We are back at the balustrade problem in the case of Amira vs the Dominican Fathers. We have a building that complies and is not violating any laws but is essentially unsafe for children in upstairs balconies.

It got me thinking; How does this apply to normal property management issues for townhouses, two story houses or those apartments which sit over the top of shops. Well, there may not be any specific laws, but if an accident occurs, the landlord will still be liable.

It is obviously a risk analysis for the landlord. The landlord will have to determine if the risk outweighs the cost of insuring that all the child locks are installed in windows on upper floor apartments. Obviously, we need to be sensible with this approach and make sure the child locks are on the windows where danger is realistic. It may mean that property managers also need to have a look at the balustrades and other safety items in a property.

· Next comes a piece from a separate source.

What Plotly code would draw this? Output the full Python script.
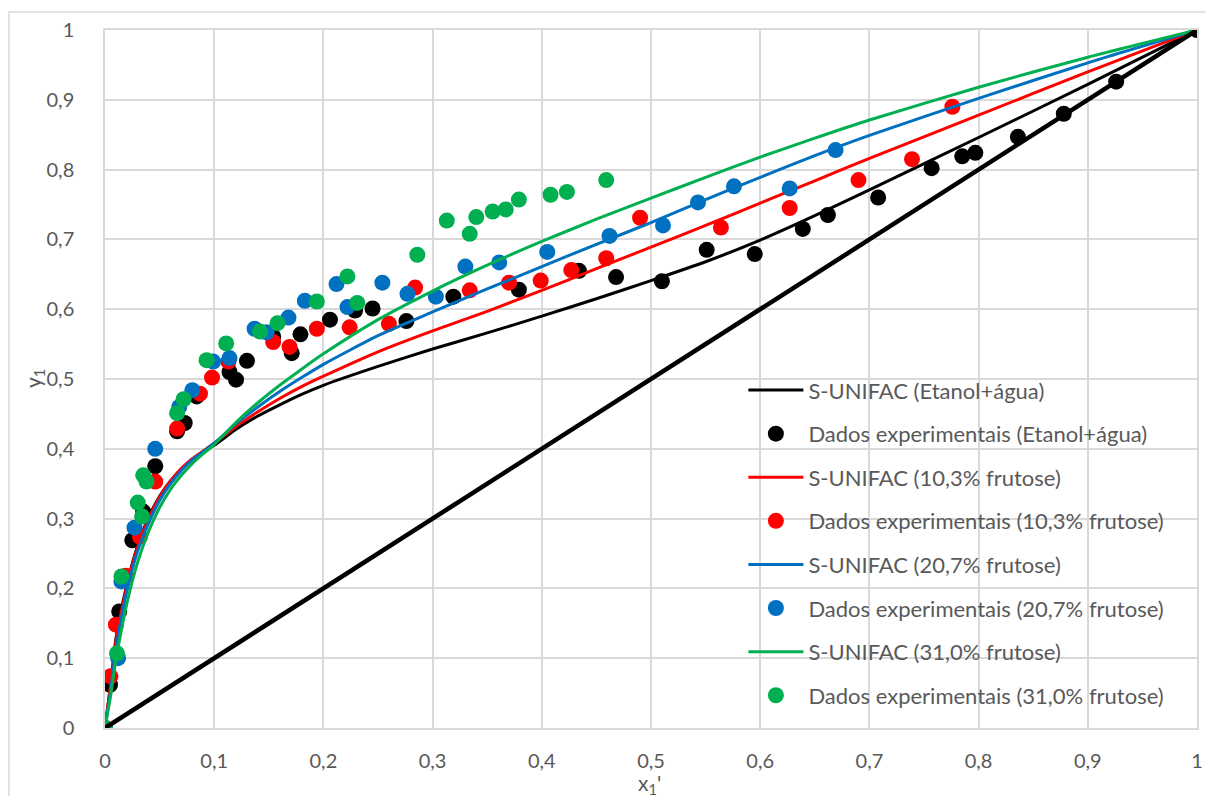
import plotly.graph_objects as go

# ---- model curves (S-UNIFAC) ----
x_model = [0, 0.005, 0.01, 0.02, 0.03, 0.04, 0.05, 0.06, 0.07, 0.08, 0.09, 0.1,
           0.12, 0.14, 0.16, 0.18, 0.2, 0.25, 0.3, 0.35, 0.4, 0.45, 0.5, 0.55, 0.6, 0.65,
           0.7, 0.8, 0.9, 1.0]
y_model_etanol = [0, 0.06, 0.128, 0.205, 0.262, 0.302, 0.332, 0.354, 0.371, 0.385, 0.396, 0.405,
                  0.428, 0.447, 0.463, 0.478, 0.491, 0.518, 0.543, 0.566, 0.590, 0.615, 0.641, 0.668,
                  0.699, 0.734, 0.771, 0.846, 0.922, 1.0]
y_model_103 = [0, 0.06, 0.124, 0.203, 0.26, 0.300, 0.331, 0.354, 0.372, 0.386, 0.397, 0.408,
               0.432, 0.453, 0.472, 0.489, 0.504, 0.539, 0.569, 0.597, 0.627, 0.658, 0.689, 0.720,
               0.752, 0.784, 0.816, 0.878, 0.940, 1.0]
y_model_207 = [0, 0.052, 0.112, 0.196, 0.254, 0.294, 0.326, 0.350, 0.369, 0.384, 0.396, 0.408,
               0.436, 0.460, 0.482, 0.502, 0.521, 0.562, 0.596, 0.629, 0.661, 0.693, 0.724, 0.757,
               0.789, 0.820, 0.849, 0.902, 0.953, 1.0]
y_model_310 = [0, 0.045, 0.097, 0.178, 0.238, 0.282, 0.316, 0.342, 0.362, 0.379, 0.393, 0.406,
               0.438, 0.466, 0.491, 0.514, 0.536, 0.585, 0.626, 0.663, 0.697, 0.729, 0.759, 0.789,
               0.818, 0.845, 0.871, 0.918, 0.961, 1.0]

# ---- experimental data ----
x_exp_etanol = [0, 0.0046, 0.013, 0.025, 0.035, 0.046, 0.066, 0.073, 0.084, 0.114, 0.120, 0.130,
                0.154, 0.171, 0.179, 0.206, 0.229, 0.245, 0.276, 0.319, 0.379, 0.434, 0.468, 0.510,
                0.551, 0.595, 0.639, 0.662, 0.708, 0.757, 0.785, 0.797, 0.836, 0.878, 0.926, 1.0]
y_exp_etanol = [0, 0.062, 0.167, 0.269, 0.310, 0.375, 0.425, 0.437, 0.475, 0.510, 0.499, 0.526,
                0.561, 0.537, 0.564, 0.585, 0.598, 0.601, 0.583, 0.618, 0.628, 0.655, 0.646, 0.640,
                0.685, 0.679, 0.715, 0.735, 0.760, 0.802, 0.819, 0.824, 0.847, 0.880, 0.926, 1.0]

x_exp_103 = [0, 0.005, 0.010, 0.019, 0.032, 0.046, 0.066, 0.087, 0.098, 0.113, 0.154, 0.169, 0.194,
             0.224, 0.260, 0.284, 0.334, 0.370, 0.399, 0.427, 0.459, 0.490, 0.564, 0.627, 0.690, 0.739, 0.776]
y_exp_103 = [0, 0.074, 0.148, 0.218, 0.274, 0.353, 0.429, 0.479, 0.502, 0.525, 0.553, 0.546, 0.572,
             0.574, 0.579, 0.631, 0.627, 0.638, 0.641, 0.656, 0.673, 0.731, 0.717, 0.745, 0.785, 0.815, 0.890]

x_exp_207 = [0, 0.012, 0.015, 0.027, 0.046, 0.068, 0.080, 0.099, 0.114, 0.137, 0.148, 0.168, 0.183,
             0.212, 0.222, 0.254, 0.277, 0.303, 0.330, 0.361, 0.405, 0.462, 0.511, 0.543, 0.576, 0.627, 0.669]
y_exp_207 = [0, 0.100, 0.210, 0.287, 0.400, 0.460, 0.484, 0.525, 0.530, 0.572, 0.567, 0.588, 0.612,
             0.636, 0.603, 0.638, 0.622, 0.618, 0.661, 0.667, 0.682, 0.705, 0.720, 0.753, 0.776, 0.773, 0.828]

x_exp_310 = [0, 0.011, 0.015, 0.030, 0.034, 0.035, 0.038, 0.066, 0.072, 0.093, 0.111, 0.142, 0.158,
             0.194, 0.222, 0.231, 0.286, 0.313, 0.334, 0.340, 0.355, 0.367, 0.379, 0.408, 0.423, 0.459]
y_exp_310 = [0, 0.107, 0.217, 0.323, 0.303, 0.362, 0.353, 0.451, 0.471, 0.527, 0.551, 0.568, 0.580,
             0.611, 0.647, 0.609, 0.678, 0.727, 0.708, 0.732, 0.740, 0.743, 0.757, 0.764, 0.768, 0.785]

x_diag = [0, 1]
y_diag = [0, 1]

series = [
    ("S-UNIFAC (Etanol+água)", "Dados experimentais (Etanol+água)", "#000000",
     y_model_etanol, x_exp_etanol, y_exp_etanol),
    ("S-UNIFAC (10,3% frutose)", "Dados experimentais (10,3% frutose)", "#FF0000",
     y_model_103, x_exp_103, y_exp_103),
    ("S-UNIFAC (20,7% frutose)", "Dados experimentais (20,7% frutose)", "#0070C0",
     y_model_207, x_exp_207, y_exp_207),
    ("S-UNIFAC (31,0% frutose)", "Dados experimentais (31,0% frutose)", "#00B050",
     y_model_310, x_exp_310, y_exp_310),
]

FONT = "Lato"
GRAY = "#595959"
GRID = "#d9d9d9"

fig = go.Figure()
for i, (lname, pname, color, ym, xe, ye) in enumerate(series):
    fig.add_trace(go.Scatter(x=x_model, y=ym, mode="lines", name=lname,
                             line=dict(color=color, width=3, shape="spline", smoothing=0.6),
                             legendgroup=f"g{2*i}"))
    fig.add_trace(go.Scatter(x=xe, y=ye, mode="markers", name=pname,
                             marker=dict(color=color, size=16, line=dict(width=0)),
                             legendgroup=f"g{2*i+1}"))

fig.add_trace(go.Scatter(x=x_diag, y=y_diag, mode="lines", showlegend=False,
                         line=dict(color="#000000", width=4.5)))

axis_common = dict(range=[0, 1], dtick=0.1, tick0=0, showgrid=True, gridcolor=GRID, gridwidth=1.5,
                   zeroline=False, showline=True, linecolor=GRID, linewidth=1.5, mirror=True,
                   ticks="", tickfont=dict(family=FONT, size=20, color=GRAY),
                   automargin=False, fixedrange=True)

fig.update_layout(
    width=1206, height=796,
    margin=dict(l=105, r=9, t=30, b=68, autoexpand=False),
    paper_bgcolor="white", plot_bgcolor="white",
    separators=",.",
    font=dict(family=FONT, color=GRAY),
    xaxis=dict(axis_common, ticklabelstandoff=14),
    yaxis=dict(axis_common, ticklabelstandoff=25),
    legend=dict(x=0.5846, y=0.514, xanchor="left", yanchor="top",
                bgcolor="rgba(0,0,0,0)", font=dict(family=FONT, size=22, color=GRAY),
                tracegroupgap=12, itemwidth=55),
    shapes=[dict(type="rect", xref="paper", yref="paper",
                 x0=-0.0879, x1=1.02, y0=-0.2, y1=1.0258,
                 line=dict(color=GRID, width=1.5), layer="below")],
    annotations=[
        dict(text="y<sub>1</sub>", xref="paper", yref="paper", x=-0.065, y=0.5,
             xanchor="center", yanchor="middle",
             showarrow=False, textangle=-90, font=dict(family=FONT, size=21, color=GRAY)),
        dict(text="x<sub>1</sub>'", xref="paper", yref="paper", x=0.499, y=-0.0805,
             xanchor="center", yanchor="middle",
             showarrow=False, font=dict(family=FONT, size=21, color=GRAY)),
    ],
)

fig.write_html("out.html", post_script="document.body.style.margin='0';",
               config={"displayModeBar": False})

Most owner’s corporations and community associations in NSW have a simple strategy of advising the owners corporations of their obligations. At most annual general meetings, a motion is placed to recommend that a Work Health and Safety report be gathered for the building. Owners then make a decision whether to take the advice and the information of the strata manager or accept the risk associated with unsafe balustrades etc.

We wonder if it is now a good idea for property managers to make certain that landlords are advised of their obligations in relation to balcony balustrades, staircase balustrades and child locks. Maybe suggesting that landlords obtain a safety report regarding their property to ensure their liability is a good idea. Knowing landlords, they will probably knock you back. If the property manager has taken the step to suggest a safety inspection and the landlord knocks it back, the landlord inherits all liability.

Complying with building standards doesn’t mean that your building is safe. If you don’t take care of safety, the laws won’t take care of you. Property is a great investment, don’t let it be your greatest depreciation.